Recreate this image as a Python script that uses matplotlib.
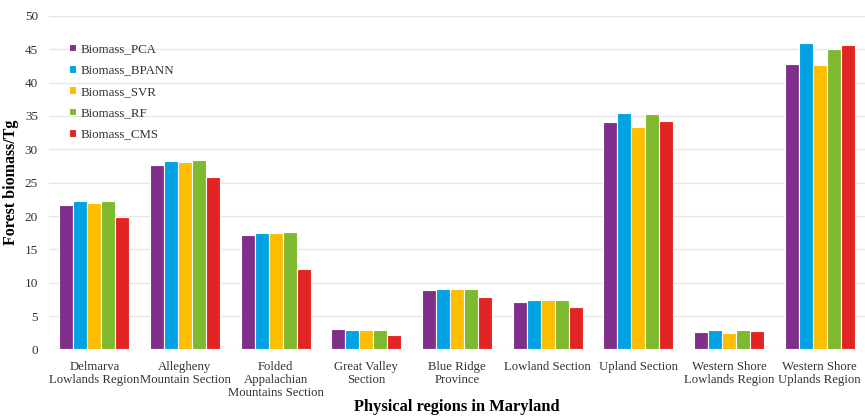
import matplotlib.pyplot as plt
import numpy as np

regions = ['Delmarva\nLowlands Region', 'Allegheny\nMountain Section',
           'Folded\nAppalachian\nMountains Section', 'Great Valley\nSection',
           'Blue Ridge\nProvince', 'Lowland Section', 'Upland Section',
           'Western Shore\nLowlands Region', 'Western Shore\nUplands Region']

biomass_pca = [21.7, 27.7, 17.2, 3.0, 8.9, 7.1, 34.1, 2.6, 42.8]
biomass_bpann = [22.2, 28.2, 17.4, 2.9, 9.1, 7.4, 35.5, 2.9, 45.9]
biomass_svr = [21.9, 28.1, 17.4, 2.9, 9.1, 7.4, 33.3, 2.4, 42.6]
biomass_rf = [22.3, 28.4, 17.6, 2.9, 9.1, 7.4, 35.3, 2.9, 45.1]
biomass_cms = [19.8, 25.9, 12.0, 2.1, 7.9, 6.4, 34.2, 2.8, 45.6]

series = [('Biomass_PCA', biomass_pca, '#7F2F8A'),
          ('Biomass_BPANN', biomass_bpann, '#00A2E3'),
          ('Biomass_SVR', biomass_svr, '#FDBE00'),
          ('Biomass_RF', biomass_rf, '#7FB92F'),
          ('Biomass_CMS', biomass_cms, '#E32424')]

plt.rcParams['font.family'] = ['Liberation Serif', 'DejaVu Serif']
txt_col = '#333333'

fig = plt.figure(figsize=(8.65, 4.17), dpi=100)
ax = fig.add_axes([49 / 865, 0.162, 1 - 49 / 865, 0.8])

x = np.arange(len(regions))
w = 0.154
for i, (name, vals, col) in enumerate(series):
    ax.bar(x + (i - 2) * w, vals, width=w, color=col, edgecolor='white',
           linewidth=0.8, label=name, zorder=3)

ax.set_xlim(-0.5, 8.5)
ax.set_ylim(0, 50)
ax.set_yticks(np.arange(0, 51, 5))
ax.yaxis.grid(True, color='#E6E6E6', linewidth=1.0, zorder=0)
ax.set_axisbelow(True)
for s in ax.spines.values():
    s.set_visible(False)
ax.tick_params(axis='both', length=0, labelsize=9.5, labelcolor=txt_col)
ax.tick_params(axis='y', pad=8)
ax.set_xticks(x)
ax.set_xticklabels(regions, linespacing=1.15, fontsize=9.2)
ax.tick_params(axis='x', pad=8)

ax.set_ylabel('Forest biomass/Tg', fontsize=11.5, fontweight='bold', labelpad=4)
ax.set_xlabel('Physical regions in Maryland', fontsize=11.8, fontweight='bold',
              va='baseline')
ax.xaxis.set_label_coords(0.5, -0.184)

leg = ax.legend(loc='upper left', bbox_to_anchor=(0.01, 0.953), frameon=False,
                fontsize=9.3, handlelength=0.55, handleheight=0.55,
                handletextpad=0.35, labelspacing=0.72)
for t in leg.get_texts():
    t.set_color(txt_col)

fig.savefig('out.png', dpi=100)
▬▬▬
Instructions for the task
Exactly as they appear, print the lines of the listing above from its first line through the line that contains "linewidth=0.8, label=name, zorder=3)", minus the pictures.

Result of the task
Recreate this image as a Python script that uses matplotlib.
import matplotlib.pyplot as plt
import numpy as np

regions = ['Delmarva\nLowlands Region', 'Allegheny\nMountain Section',
           'Folded\nAppalachian\nMountains Section', 'Great Valley\nSection',
           'Blue Ridge\nProvince', 'Lowland Section', 'Upland Section',
           'Western Shore\nLowlands Region', 'Western Shore\nUplands Region']

biomass_pca = [21.7, 27.7, 17.2, 3.0, 8.9, 7.1, 34.1, 2.6, 42.8]
biomass_bpann = [22.2, 28.2, 17.4, 2.9, 9.1, 7.4, 35.5, 2.9, 45.9]
biomass_svr = [21.9, 28.1, 17.4, 2.9, 9.1, 7.4, 33.3, 2.4, 42.6]
biomass_rf = [22.3, 28.4, 17.6, 2.9, 9.1, 7.4, 35.3, 2.9, 45.1]
biomass_cms = [19.8, 25.9, 12.0, 2.1, 7.9, 6.4, 34.2, 2.8, 45.6]

series = [('Biomass_PCA', biomass_pca, '#7F2F8A'),
          ('Biomass_BPANN', biomass_bpann, '#00A2E3'),
          ('Biomass_SVR', biomass_svr, '#FDBE00'),
          ('Biomass_RF', biomass_rf, '#7FB92F'),
          ('Biomass_CMS', biomass_cms, '#E32424')]

plt.rcParams['font.family'] = ['Liberation Serif', 'DejaVu Serif']
txt_col = '#333333'

fig = plt.figure(figsize=(8.65, 4.17), dpi=100)
ax = fig.add_axes([49 / 865, 0.162, 1 - 49 / 865, 0.8])

x = np.arange(len(regions))
w = 0.154
for i, (name, vals, col) in enumerate(series):
    ax.bar(x + (i - 2) * w, vals, width=w, color=col, edgecolor='white',
           linewidth=0.8, label=name, zorder=3)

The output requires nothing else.